Had a phone conversation with my father, where we discussed the points where Christianity and socialism touch. A very important one is of course the centrality of alienation in both Marxism and the Biblical narrative - especially the Creation account. Where the alienation of the worker from the product of his work is precisely that which Marxian socialism seeks to overcome, the Creation account magnificently describes the alienation between man and his natural surroundings, no longer a luscious garden but a field to be laboured upon, controlled and fought against:
Cursed is the ground because of you;
in toil you shall eat of it all the days of your life;
thorns and thistles it shall bring forth to you;
and you shall eat the plants of the field.
In the sweat of your face you shall eat bread
till you return to the ground,
for out of it you were taken.
(Gen. 3: 18/19).
But the big question is of course what went wrong between the Communist Manifesto and the Gulags. Ultimately, there were tendencies towards historicism - the notion of historical necessity, and the subordination of individuals and groups of individuals to historical necessity - right there from the start, even though Marx may have been much more subtle concerning questions of historical determinism on the one hand and mankind as the master of his own history on the other.
But I guess these tendencies came to the fore much more starkly when Lenin attempted to lead a socialist revolution in a country with a very small working class. Bolshevism of course endorsed an ideology of the Party as the vanguard of the working class - the working class being by itself only capable of attaining a broadly reformist, trade-unionist consciousness. So essentially the working class became a project for the Party rather than a needed corrective influence upon the Party. After the revolution, of course, Stalin undertook industrialization, collectivization and the creation of the Soviet proletariat (and rural proletariat as well) at breakneck speed and at the cost of millions of lives - the original Russian proletariat having died in the Civil War, absorbed by the growing Party bureaucracy or returned to the fields. Man, humanity, and human life became a project of the future to which present generations were subordinated to and sacrificed to; rather than a present and concrete ultimate in our ideologies.
Back when I lived in the Netherlands, I used to devour the texts of the East German playwright Heiner Mueller - the chronicler of the GDR, who started as a loyal socialist but became increasingly sceptical towards the end of his life without ever totally abandoning his ideals. One of Heiner Mueller's plays, Mauser, magnificently presents the question of "What is a human being?" The play itself reads like a comment/excerpt of Brecht's Die Massnahme. In Brecht's play, a group of agitators on a secret mission in Northern China decide that they should execute one of their own for the good of the collective. Mueller's Mauser is a dialogue between the Party, the firing platoon, and its victim, set perhaps during the Russian civil war. There is a certain merciless rhythm in the text - that of concrete stakes being rammed into the ground by cold and not at all benevolent machinery, and at the same time biblical turns of phrase (In Vitebsk as in other cities) are not hard to find.
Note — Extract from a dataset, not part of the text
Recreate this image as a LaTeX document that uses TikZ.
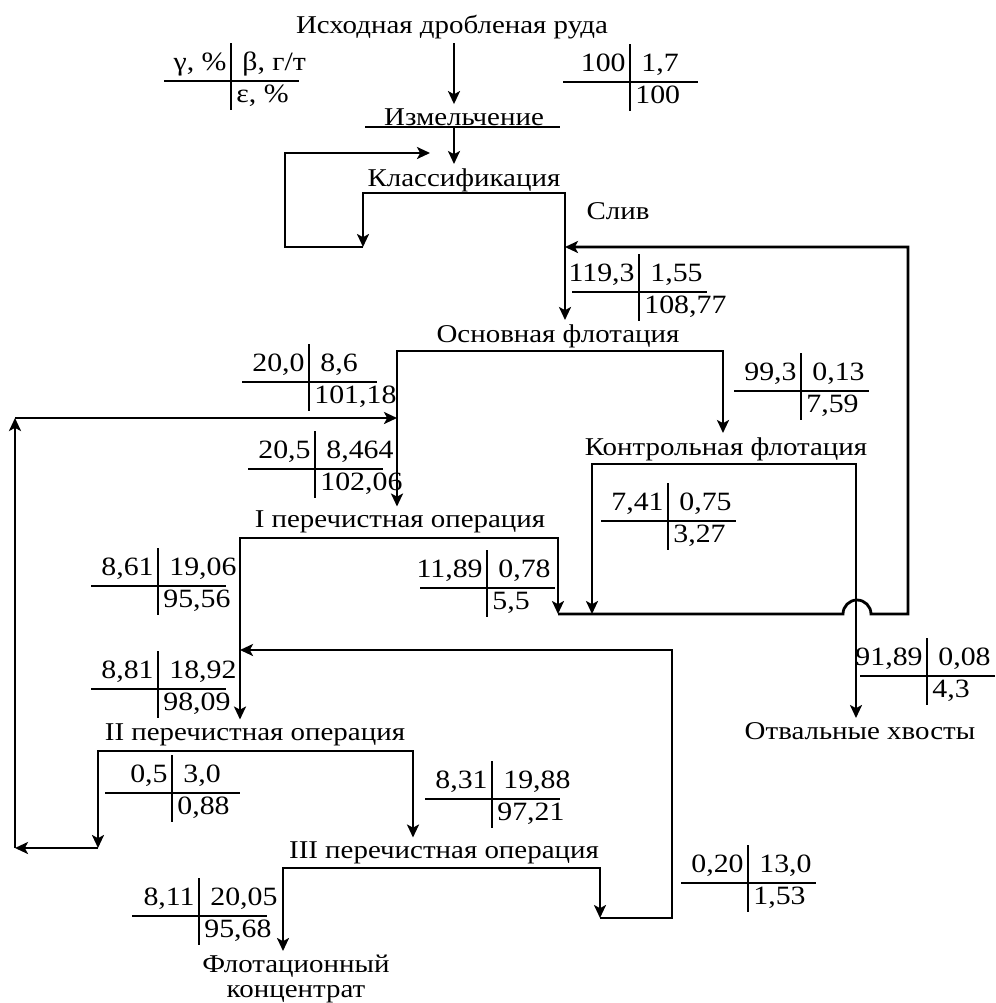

Unfortunately, I haven't got the text right here, but I found an excerpt which I tried to translate below. There's no way this does justice to the text, but it might give you an idea:
Your assignment is not to kill men, but
enemies. For man is unknown.
We know, that killing is labour
but man is more than his labour.
Not until the revolution is finally victorious
in Vitebsk as in other cities
will we know what a man is.
For he is our labour, the unknown
behind the mask, the one buried in crap
his history, the real one behind the growths
the one living in the fossizilations,
because the revolution will tear down his mask,
will erase the growths, will cleanse the dried crap
from his history, from his image. The man, with
claw and tooth, bayonet and machine-gun,
rising from the chain of generations,
tearing his bloody umbilical cord
in the flash of the real beginning knowing himself
and others, each according to their difference.
Excavate, root and all, man out of man,
what matters is the example. Death means nothing.